The paper is well written, the logic is clearly explained and the main results are put front and centre away from any superfluous distractions. The question they pose is novel and unexplored in higher dimensions, and the connection they point out to fermion-monopole scattering may have further applications. I therefore think that it can be published in Scipost physics, provided the following points are addressed.
Requested changes
1) The boundary condition in eq (3.1) implies that \psi=0 at the origin (r=0). This is clearly not the case for the 0-mode of the solution they propose in (3.6) since f_0 contains 0^0=1 and moreover the Kummer's function give 1 at r=0. How is this consistent with the boundary condition?
2) Below equation (5.1) the authors claim that coupling a symmetry with a 't Hooft anomaly to a background leads to an inconsistency. This is not true, the theory is perfectly consistent i.e. there is no tension with regularisation as opposed to dynamical symmetries. I ask the authors to rephrase this paragraph appropriately.
Recommendation
Ask for minor revision
Author: Ryutaro Matsudo on 2024-06-05 [id 4539]

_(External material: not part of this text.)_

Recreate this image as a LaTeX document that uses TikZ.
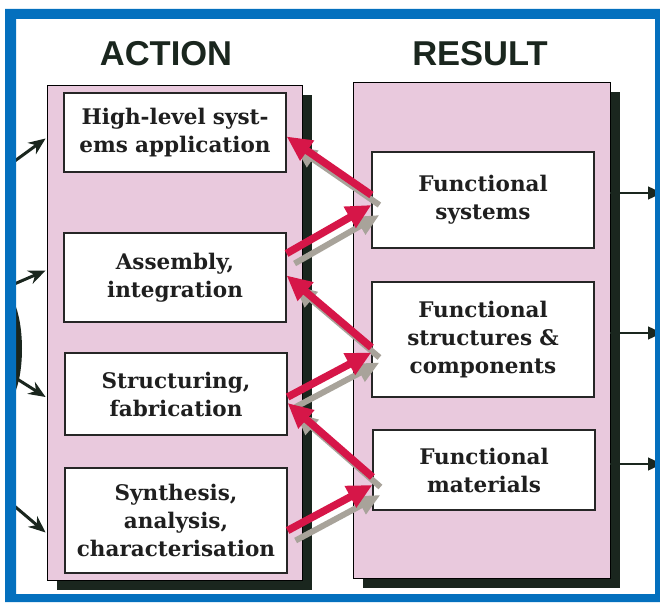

(in reply to Report 1 on 2024-05-21)
Thank you very much for reading our manuscript carefully, and giving positive comments. The following are the answers to your questions:
(1) The equation (3.1) does not specify the value of $\psi$ at $r=0$, and only specifies the values of the upper component of $\psi$ at $x< 0$ and the lower component at $x>0$. Also, any function in the expansion (3.2) satisfies the boundary condition, as explained in the paper. You may worry about the fact that the zero mode diverges at r=0, but it does not cause any problem since the action for the $n=0$ modes is just a 2d fermion theory (on a half line), which is finite and gives a consistent theory (when the numbers of the left and right movers are matched). As we explained in the paper, we need to specify additional boundary conditions at r=0 to fix the behavior of the $n=0$ modes.
(2) The single Weyl fermion theory in the monopole background is inconsistent since the corresponding outgoing wave to the s-wave component does not exist. We refer to a theory that cannot preserve energy as an inconsistent theory throughout this paper.
In general, the theory with an 't Hooft anomaly can be inconsistent when we introduce background gauge fields. For example, in the single Weyl fermion theory, when we introduce a background U(1) gauge field with non-vanishing $\vec E\cdot \vec B$, the U(1) symmetry is broken, i.e., the gauge symmetry is broken. A theory is said to be inconsistent when a gauge symmetry is broken. Note that even when we introduce a background gauge field and not a dynamical gauge field, the corresponding symmetry becomes a gauge symmetry. In other words, we cannot introduce a background gauge field when the symmetry is broken.
In the literature, 't Hooft anomalies refer to impossibility to couple background gauge fields. See, e.g., the first paragraph of [D. Gaiotto et al., "Theta, time reversal and temperature", JHEP 05 (2017) 91].
Author: Ryutaro Matsudo on 2024-07-23 [id 4643]
(in reply to Report 2 on 2024-07-14)Thank you for reading the manuscript carefully and providing helpful comments. Below are our responses to your comments and the modifications we plan to make in the revised manuscript. 1) We will add a text below (2.8) to clarify the action of the reflection to a Majorana fermion. 2) Thank you for pointing out the misuse of the symbol $N_f$. We will modify the text below Eq. (2.17) to clarify that the number here refers to the number of Dirac fermions, i.e., $N_f/2$. 3) Thank you for the suggestion. It would be interesting to consider a way to make the boundary condition smooth. 4) We will modify the sentence above Eq. (3.9) as you suggested.